Short problem → Search the listing below for the word "this" and copy each line that holds it.

Extracted data →
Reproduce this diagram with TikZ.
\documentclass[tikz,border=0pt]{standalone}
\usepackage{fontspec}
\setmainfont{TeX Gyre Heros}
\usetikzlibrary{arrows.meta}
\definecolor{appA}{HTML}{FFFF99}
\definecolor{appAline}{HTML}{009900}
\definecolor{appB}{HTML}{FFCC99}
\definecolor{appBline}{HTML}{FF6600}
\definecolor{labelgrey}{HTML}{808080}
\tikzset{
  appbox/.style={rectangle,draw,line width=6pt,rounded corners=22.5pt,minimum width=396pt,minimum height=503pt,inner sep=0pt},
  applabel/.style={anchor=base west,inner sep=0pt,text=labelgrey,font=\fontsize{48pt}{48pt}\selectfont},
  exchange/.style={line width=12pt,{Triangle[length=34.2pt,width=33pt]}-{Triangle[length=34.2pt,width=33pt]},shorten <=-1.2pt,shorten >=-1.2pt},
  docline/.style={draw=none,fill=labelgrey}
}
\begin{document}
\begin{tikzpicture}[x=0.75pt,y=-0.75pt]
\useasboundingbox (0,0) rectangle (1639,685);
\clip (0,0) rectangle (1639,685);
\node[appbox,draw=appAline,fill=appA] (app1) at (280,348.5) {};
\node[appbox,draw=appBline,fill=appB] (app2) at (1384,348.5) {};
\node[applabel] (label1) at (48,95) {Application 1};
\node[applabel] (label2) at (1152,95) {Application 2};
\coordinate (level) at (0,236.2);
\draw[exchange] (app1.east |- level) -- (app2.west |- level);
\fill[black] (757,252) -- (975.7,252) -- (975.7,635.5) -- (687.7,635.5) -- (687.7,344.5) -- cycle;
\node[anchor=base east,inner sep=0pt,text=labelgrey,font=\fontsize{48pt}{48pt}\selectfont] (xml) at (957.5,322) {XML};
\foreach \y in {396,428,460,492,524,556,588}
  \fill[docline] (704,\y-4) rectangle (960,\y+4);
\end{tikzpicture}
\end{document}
...
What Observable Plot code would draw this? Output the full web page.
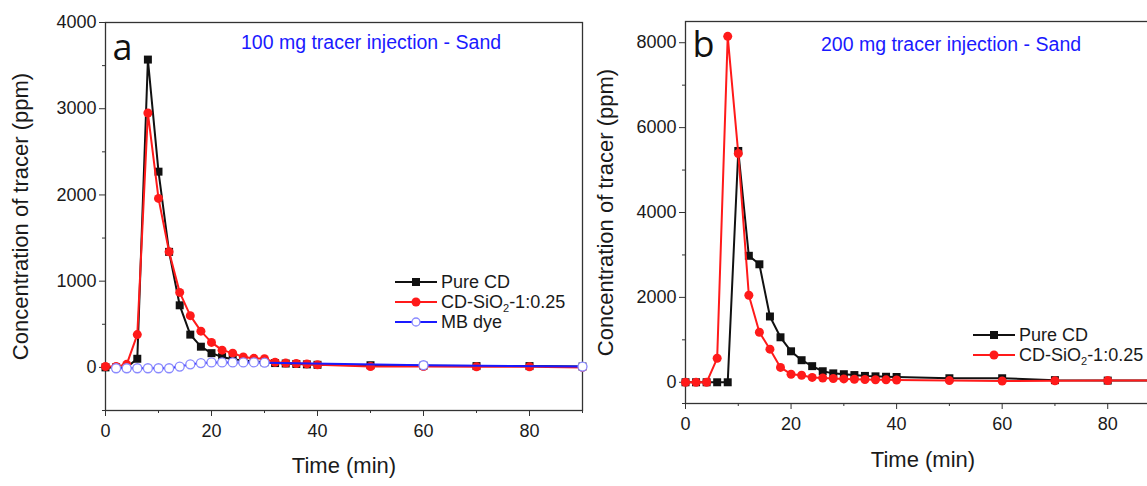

Exercise answer →
Reproduce this diagram with TikZ.
What Observable Plot code would draw this? Output the full web page.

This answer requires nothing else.